14th August 2009
Microsoft backs long life for IE6
Why would they do this to me? IE6's support was due to end next year, but now it's been announced that support will continue until 2014.
While I can understand the reasons for this, in part, in my opinion it is a diesase that we need to be free of.
So why have Microsoft decided to continue support for the Swine Flu of the browser market? Well, for businesses (and non-savvy consumers).
While only 15-20 percent of Inernet users are using IE6, a great proportion of these are businesses. Big businesses that have various infrastructures in place. Up until last year, I worked for a FTSE 100 company employing around 35,000 people in the UK. The head office population was around 2000 with outlets spread all over the UK. Why is this relevant? Well, because their entire systems, be it HR or Finance and right down to booking/EPOS systems used software that would only run on Internet Explorer 6. These systems had cost in the region on £40million.
Needless to say, an ugrade of such a scale isn't something businesses want to do, and especially in an economic climate such as the ones we see before us today.
Unfortunately, this means new (and some quite old) technology still can't be used to full effect. Microsoft knows the drawbacks to IE6, developers know - probably a good proportion of consumers know - yet it just won't die.
CSS3 styles, such as rounded corners on elements we'll still not be able to use and have to work around it with images (although until MS put it in a new IE, you should probably still do just that).
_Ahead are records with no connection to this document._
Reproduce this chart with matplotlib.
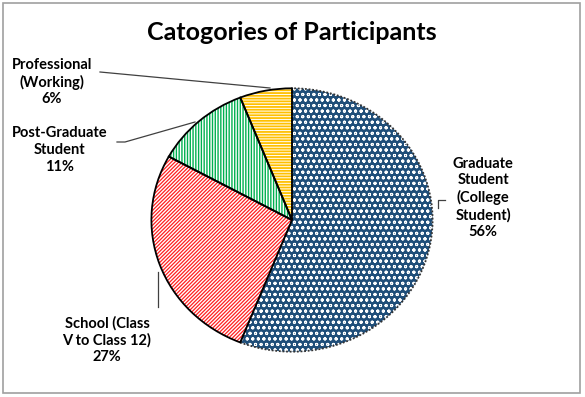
import matplotlib
matplotlib.use("Agg")
import matplotlib.pyplot as plt
from matplotlib.lines import Line2D
from matplotlib.patches import Rectangle

plt.rcParams['font.family'] = ['Lato', 'DejaVu Sans']

title = "Catogories of Participants"
categories = ["Graduate\nStudent\n(College\nStudent)", "School (Class\nV to Class 12)",
              "Post-Graduate\nStudent", "Professional\n(Working)"]
values = [56, 27, 11, 6]
face_colors = ["#1F4E79", "white", "white", "white"]
hatch_colors = ["white", "#FF2020", "#00B050", "#FFC000"]
hatches = ["ooo", "/" * 9, "|" * 6, "-" * 6]
hatch_lws = [0.7, 0.9, 1.0, 1.3]

W, H = 585, 397
fig = plt.figure(figsize=(W / 100, H / 100), dpi=100)

def fx(x):
    return x / W

def fy(y):
    return 1 - y / H

# border
fig.add_artist(Rectangle((fx(3), fy(393)), fx(577), 390 / H, transform=fig.transFigure,
                         fill=False, edgecolor="#A0A0A0", linewidth=1.2))

cx, cy, rx, ry = 292, 220, 142, 133
ax = fig.add_axes([fx(cx - rx), fy(cy + ry), 2 * rx / W, 2 * ry / H])

wedges, _ = ax.pie(values, startangle=90, counterclock=False, radius=1)
for w, fc, hc, h, hl in zip(wedges, face_colors, hatch_colors, hatches, hatch_lws):
    w.set_facecolor(fc)
    w.set_edgecolor(hc)
    w.set_hatch(h)
    w.set_linewidth(0)
    if hasattr(w, "set_hatch_linewidth"):
        w.set_hatch_linewidth(hl)
    else:
        w._hatch_linewidth = hl
# outlines
wedges2, _ = ax.pie(values, startangle=90, counterclock=False, radius=1,
                    wedgeprops=dict(fill=False, edgecolor="black", linewidth=1.3))
wedges2[0].set_linestyle((0, (1, 1)))
wedges2[0].set_edgecolor("#333333")
ax.set_aspect('auto')
ax.set_xlim(-1.01, 1.01)
ax.set_ylim(-1.01, 1.01)
ax.axis('off')

fig.text(fx(292), fy(33), title, ha='center', va='center', fontsize=18, fontweight='bold')

pcts = [f"{v}%" for v in values]
label_pos = [(483, 198), (107, 340), (60, 150), (52, 82)]
for cat, p, (x, y) in zip(categories, pcts, label_pos):
    fig.text(fx(x), fy(y), cat + "\n" + p, ha='center', va='center', fontsize=10.5,
             fontweight='bold', linespacing=1.25)

leaders = [
    [(445, 200), (438, 200), (438, 208)],
    [(158, 272), (158, 307)],
    [(117, 142), (125, 142), (195, 122)],
    [(100, 72), (270, 88)],
]
for pts in leaders:
    xs = [fx(p[0]) for p in pts]
    ys = [fy(p[1]) for p in pts]
    fig.add_artist(Line2D(xs, ys, transform=fig.transFigure, color="#404040", linewidth=0.9))

fig.savefig("out.png", dpi=100)
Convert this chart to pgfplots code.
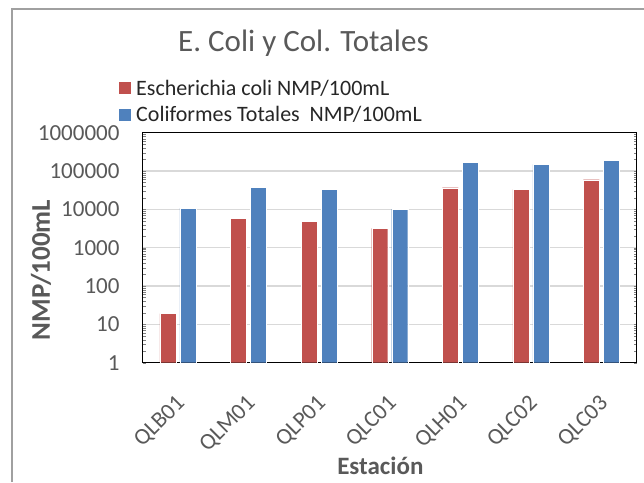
\documentclass[border=0pt]{standalone}
\usepackage{pgfplots}
\pgfplotsset{compat=1.18}
\usepackage{fontspec}
\setmainfont{Carlito}
\definecolor{ecoli}{HTML}{C0504D}
\definecolor{ctot}{HTML}{4F81BD}
\definecolor{txtgray}{HTML}{595959}
\definecolor{gridgray}{HTML}{D9D9D9}
\definecolor{framegray}{HTML}{A0A0A0}
\newcommand{\tf}{\fontsize{23pt}{27pt}\selectfont}
\begin{document}
\begin{tikzpicture}
\useasboundingbox (0pt,0pt) rectangle (644pt,482pt);
\draw[framegray, line width=1.3pt] (12pt,0pt) -- (12pt,473pt) -- (644pt,473pt);
\begin{axis}[
  at={(142.7pt,119.3pt)}, anchor=south west,
  scale only axis, width=494pt, height=230pt,
  ybar=4pt, bar width=16pt,
  ymode=log, ymin=1, ymax=1000000,
  xmin=-0.5, xmax=6.5,
  xtick={0,1,2,3,4,5,6},
  xticklabels={QLB01,QLM01,QLP01,QLC01,QLH01,QLC02,QLC03},
  ytick={1,10,100,1000,10000,100000,1000000},
  yticklabels={1,10,100,1000,10000,100000,1000000},
  minor ytick={}, major tick length=0pt,
  ymajorgrids, grid style={gridgray, line width=1.3pt},
  axis line style={black, line width=1.3pt},
  every tick label/.append style={font=\tf},
  yticklabel style={text=txtgray, inner sep=0pt, anchor=east, xshift=-23pt},
  xticklabel style={text=txtgray, inner sep=0pt, xshift=-3pt, yshift=-31pt, rotate=45, anchor=north east},
  title={E. Coli y Col. Totales},
  title style={at={(0.3255,1.325)}, anchor=base, font=\fontsize{31pt}{35pt}\selectfont, text=txtgray, inner sep=0pt},
  ylabel={NMP/100mL},
  ylabel style={at={(-0.206,0.403)}, anchor=center, rotate=0, font=\bfseries\fontsize{27pt}{30pt}\selectfont, text=txtgray, inner sep=0pt},
  xlabel={Estación},
  xlabel style={at={(0.481,-0.488)}, anchor=base, font=\bfseries\fontsize{25pt}{28pt}\selectfont, text=txtgray, inner sep=0pt},
  legend style={at={(-0.048,1.231)}, anchor=north west, draw=none, fill=none, inner sep=0pt,
    font=\fontsize{22pt}{26pt}\selectfont, text=black!85, row sep=10pt,
    nodes={inner sep=0pt},
    /tikz/every odd column/.append style={column sep=5pt}},
  legend cell align=left,
  legend image code/.code={\fill[#1, draw=none] (0pt,-6pt) rectangle (12pt,6pt);},
]
\addplot[fill=ecoli, draw=white, line width=0.4pt] coordinates {(0,19) (1,5830) (2,4860) (3,3200) (4,36700) (5,33200) (6,59400)};
\addplot[fill=ctot, draw=white, line width=0.4pt] coordinates {(0,10800) (1,37500) (2,33200) (3,10200) (4,165000) (5,149000) (6,194000)};
\legend{Escherichia coli NMP/100mL, Coliformes Totales\ \ NMP/100mL}
\end{axis}
\end{tikzpicture}
\end{document}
Most annoyingly for me, however, is that it means genuine use of CSS3 and HTML5 are still five years away, and possibly more frustrating, I'll still be wasting valuable time fixing bugs for a browser that's nearly ten years old. I doubt many people have a PC that old, as it would be obsolete by now. And that's just what IE6 is, obsolete.
Microsoft, I beg you, if you're not going to put the lame creature (and developers across the globe) out of it's misery, at least try and make it more compatible - start with PNG support, maybe?